雨さえ降っていなければ快適な山道も、雨で一転、歩きにくい道になってしまうことを学んだ。

 43番明石寺でお参りをしていると宇和島城で会ったご夫婦に声を掛けられた。
二人は宇和島からバスを乗りついて龍光寺と佛木寺を打って、そこから歩いて明石寺まで来たという。
今日はこれからJRの電車に乗って大洲に向かい大須のホテルに泊まると言って出て行った。
土で汚れた合羽やザック、そして疲れた顔の私と違ってなんとも爽やかな顔だ。

私も今日は大洲へ泊まるのだが、まだ20k歩かなければならないし峠越えも待っている。

 「あー嫌になっちゃうな」 と声が出てしまった。
そんなに嫌なら次の峠は山越えを止めてトンネルにしようと、心変わりしたのだが、その心変わりが
恐怖への入口だったとはその時は知るよしもない。

 鳥坂隧道の国道56号は片側一車線で交通量が多く、しかもトラックが多く感じられた。
国道がトンネルの手前に来ると、車のエンジン音がトンネルに反響してこっちに向って来るように感じる。

ペンライトを準備してトンネルの中を見ると、歩道は段差がなく白線を引いてあるだけだ。
しかも照明も無く暗い。少し後悔をしたが山道の入口へ戻るには大分戻らなければならない。
エーイママヨと勢いをつけてトンネルに入る。
 「ブワー」 と大音響が響き渡り、トラックに菅笠が煽られて体が浮くようになる。
慌てて片手で抑えると足は止まってしまった。今更戻るわけには行かないのに何ともだらしがない。

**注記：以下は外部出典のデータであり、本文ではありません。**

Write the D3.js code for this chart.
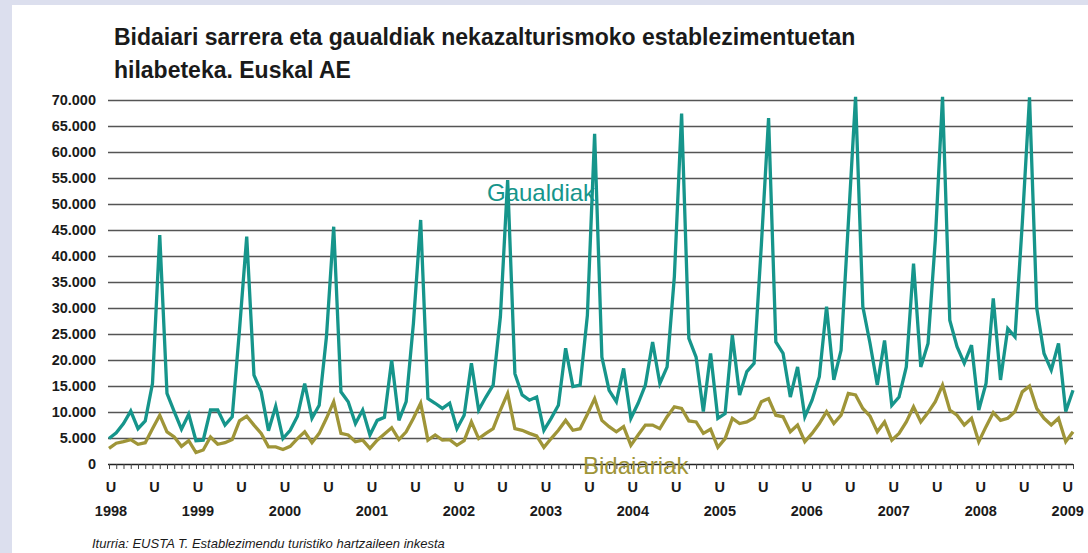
<!DOCTYPE html>
<html>
<head>
<meta charset="utf-8">
<script src="https://cdn.jsdelivr.net/npm/d3@7"></script>
<style>
  html, body { margin: 0; padding: 0; background: #dcdfee; }
  svg { display: block; font-family: "Liberation Sans", Arial, sans-serif; }
</style>
</head>
<body>
<svg id="chart" width="1088" height="553"></svg>
<script>
// Monthly values, Jan 1998 .. Feb 2009
var gaualdiak = [
  4800, 5900, 7700, 10100, 6700, 8200, 15400, 44000, 13500, 10000, 6600, 9500,
  4400, 4500, 10300, 10300, 7400, 9000, 25700, 43700, 17000, 13800, 6300, 11000,
  4800, 6400, 9100, 15400, 8700, 11200, 24400, 45600, 13800, 11900, 7700, 10300,
  5500, 8300, 8900, 19900, 8300, 11900, 27000, 46900, 12500, 11600, 10600, 11600,
  6700, 9300, 19300, 10300, 12800, 15100, 28300, 54600, 17300, 13200, 12200, 12800,
  6400, 8700, 11200, 22200, 14800, 15100, 28500, 63500, 20500, 14100, 11900, 18300,
  8700, 11600, 15100, 23400, 15400, 18600, 36000, 67400, 24100, 20500, 10000, 21200,
  8700, 9600, 24700, 13200, 17700, 19300, 42000, 66500, 23400, 21200, 12800, 18600,
  9000, 12200, 16700, 30200, 16100, 21800, 46200, 70600, 30200, 23100, 15100, 23700,
  11200, 12800, 18600, 38500, 18600, 23100, 43000, 70600, 27600, 22500, 19300, 22800,
  10300, 15400, 31800, 16100, 26000, 24400, 46200, 70500, 29900, 21200, 18000, 23100,
  10000, 14100
];

var bidaiariak = [
  2900, 3900, 4200, 4600, 3700, 4000, 6700, 9300, 6100, 5100, 3300, 4400,
  2100, 2600, 5100, 3700, 4000, 4600, 8200, 9100, 7400, 5800, 3200, 3200,
  2700, 3300, 4800, 6100, 4000, 5800, 8700, 11900, 5800, 5500, 4200, 4500,
  2900, 4500, 5700, 6900, 4600, 6100, 8700, 11600, 4500, 5500, 4500, 4600,
  3500, 4400, 8000, 4800, 5800, 6700, 10300, 13500, 6700, 6400, 5800, 5300,
  3100, 4800, 6400, 8300, 6400, 6700, 9500, 12500, 8300, 7100, 6100, 7100,
  3500, 5500, 7400, 7400, 6700, 9000, 10900, 10600, 8200, 8000, 5800, 6600,
  3100, 4800, 8700, 7700, 8000, 8800, 11900, 12500, 9300, 9000, 6100, 7400,
  4200, 5800, 7700, 10000, 7700, 9300, 13500, 13200, 10600, 9100, 6100, 8000,
  4500, 5800, 8000, 10900, 8000, 9800, 11900, 15100, 10300, 9300, 7400, 8700,
  4200, 7100, 9800, 8300, 8700, 10000, 13800, 14900, 10600, 8700, 7400, 8700,
  4200, 6100
];

var years = ["1998", "1999", "2000", "2001", "2002", "2003", "2004",
             "2005", "2006", "2007", "2008", "2009"];
var yTicks = [0, 5000, 10000, 15000, 20000, 25000, 30000, 35000,
              40000, 45000, 50000, 55000, 60000, 65000, 70000];

var teal = "#16958b", gold = "#9f9538";

var svg = d3.select("#chart");

// white card
svg.append("rect")
  .attr("x", 12).attr("y", 5)
  .attr("width", 1076).attr("height", 548)
  .attr("fill", "#fff");

// title
var title = svg.append("text")
  .attr("font-size", "23px").attr("font-weight", "bold")
  .attr("fill", "#1a1a1a");
title.append("tspan").attr("x", 114).attr("y", 45)
  .text("Bidaiari sarrera eta gaualdiak nekazalturismoko establezimentuetan");
title.append("tspan").attr("x", 114).attr("y", 78)
  .text("hilabeteka. Euskal AE");

var n = gaualdiak.length;

var x = d3.scaleLinear()
    .domain([0, n - 1])
    .range([109, 1073]);

var y = d3.scaleLinear()
    .domain([0, 70000])
    .range([463.5, 100]);

// gridlines
svg.append("g")
  .selectAll("line")
  .data(yTicks.slice(1))
  .enter().append("line")
  .attr("x1", 108).attr("x2", 1073)
  .attr("y1", function(d) { return Math.round(y(d)) + 0.5; })
  .attr("y2", function(d) { return Math.round(y(d)) + 0.5; })
  .attr("stroke", "#555")
  .attr("stroke-width", 1.3);

// y labels
svg.append("g")
  .selectAll("text")
  .data(yTicks)
  .enter().append("text")
  .attr("x", 96)
  .attr("y", function(d) { return y(d) + 5; })
  .attr("text-anchor", "end")
  .attr("font-size", "14.5px").attr("font-weight", "bold")
  .attr("fill", "#1a1a1a")
  .text(function(d) { return d3.format(",")(d).replace(/,/g, "."); });

// x axis with monthly ticks
var xAxis = d3.axisBottom(x)
    .tickValues(d3.range(n))
    .tickSize(5)
    .tickFormat("");

var gx = svg.append("g")
  .attr("transform", "translate(0," + Math.round(y(0)) + ")")
  .call(xAxis);
gx.select(".domain").attr("stroke", "#222").attr("stroke-width", 1.3).attr("d", "M108,0.5H1073");
gx.selectAll(".tick line").attr("stroke", "#444");

// U labels every six months, year under each January
var half = d3.range(0, n, 6);
svg.append("g")
  .selectAll("text")
  .data(half)
  .enter().append("text")
  .attr("x", function(d) { return x(d) + 2; })
  .attr("y", 492)
  .attr("text-anchor", "middle")
  .attr("font-size", "14.5px").attr("font-weight", "bold")
  .attr("fill", "#1a1a1a")
  .text("U");

svg.append("g")
  .selectAll("text")
  .data(years)
  .enter().append("text")
  .attr("x", function(d, i) { return x(i * 12) + 2; })
  .attr("y", 516)
  .attr("text-anchor", "middle")
  .attr("font-size", "14.5px").attr("font-weight", "bold")
  .attr("fill", "#1a1a1a")
  .text(function(d) { return d; });

// lines
var line = d3.line()
    .x(function(d, i) { return x(i); })
    .y(function(d) { return y(d); });

svg.append("path")
  .datum(bidaiariak)
  .attr("d", line)
  .attr("fill", "none")
  .attr("stroke", gold)
  .attr("stroke-width", 3.3)
  .attr("stroke-linejoin", "miter");

svg.append("path")
  .datum(gaualdiak)
  .attr("d", line)
  .attr("fill", "none")
  .attr("stroke", teal)
  .attr("stroke-width", 3.3)
  .attr("stroke-linejoin", "miter");

// series labels
svg.append("text")
  .attr("x", 487).attr("y", 201)
  .attr("font-size", "24px")
  .attr("fill", teal)
  .text("Gaualdiak");

svg.append("text")
  .attr("x", 583).attr("y", 474)
  .attr("font-size", "24px")
  .attr("fill", gold)
  .text("Bidaiariak");

// source
svg.append("text")
  .attr("x", 92).attr("y", 548)
  .attr("font-size", "13px").attr("font-style", "italic")
  .attr("fill", "#1a1a1a")
  .text("Iturria: EUSTA T. Establezimendu turistiko hartzaileen inkesta");
</script>
</body>
</html>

左手にペンライトを持ち運転席に見えるように上下に振る。
右手で金剛杖の中央部を持ちながら菅笠を抑える。再度意を決して歩き始める。
しかしトラックが来ると駄目!だ。車が自分を目がけて来るように感じて足が進まなくなってしまう。
ペンライトと杖に貼った反射テープが少しでも目立つようにするのだが効果があるのか分からない。
多分効果は無いのだろうな、どの車もスピードを緩めることなく轟音と共に向かってくるのだから。

遍路道にこんな怖いトンネルがあるなんて信じられない。無事トンネルを出ることが出来たら新聞に投書してやる。
こんなの国土省の怠慢だ! 恐怖心に怒りが加わってくる。

出口に近づいて来ると今度は水しぶきが襲ってくる。
この水しぶき、上から来るのではなく下からくるから始末が悪い。顔を下に向けても遠慮容赦なくかかってくる。
だからと言って顔を上に向ければ菅笠が余計に煽られてしまう。全く泣き面に蜂だ。

そんなこんなでようやくトンネルを抜け出したときはヘナヘナとしゃがんでしまった。

後で他のお遍路さんにこのトンネルの事を聞くと、聞いた人全員が怖かったと言う。
ある人はポンチョが車に巻き込まれるのではないかと思ったとか、右側だと車が向ってくるので左側を歩いたと
言う人もいた。まさに恐怖のトンネルだった。
(ポンチョの時は、ポンチョの上からザックの下あたりを紐で結ぶと煽られません)

冷静になってから考えてみると、トンネルが嫌なら遍路道を歩けば良い事で、怖かったのはトンネルを選んだ
自分の自業自得だ。何も国土省が悪いわけではないと結論付けた。でも怖かった。

トンネルで全精力を使い果たしたせいか道が分からなくなってしまった。
国道を歩いていると下の方に遍路道らしき道が見えてきたり、国道を離れると遍路札が見当たらなくなり、何処を
歩いているのか見当も付かなくなったりした。
遍路も最初の頃ならこれで不安になったが、最近は随分と図太くなり、兎も角大洲の町に出ればいいのだからと
割り切れるようになった

大洲の町に入ると 「おはなはん通り」 と看板が出ていた。昔NHKのドラマ 「おはなはん」 を撮影した所らしい。
キョロキョロ辺りを見回すが何も変わった物は無い。
雨の中物好きだと思いながらも、その通りを歩いてみたが結局何も無かった。
きっと古い家の板壁が明治だか大正を感じさせると言う事なのだろう。

夕暮れの雨の中、明治時代の街並みを遍路姿で独りトボトボ歩いている姿は、いかにもお遍路さんらしい情景だ。
きっと山頭火みたいだろう。誰か今の姿を写真に写してくれー。

それに比べ、車の恐怖に慄きながら歩いたさっきの姿は一体何だったのだ。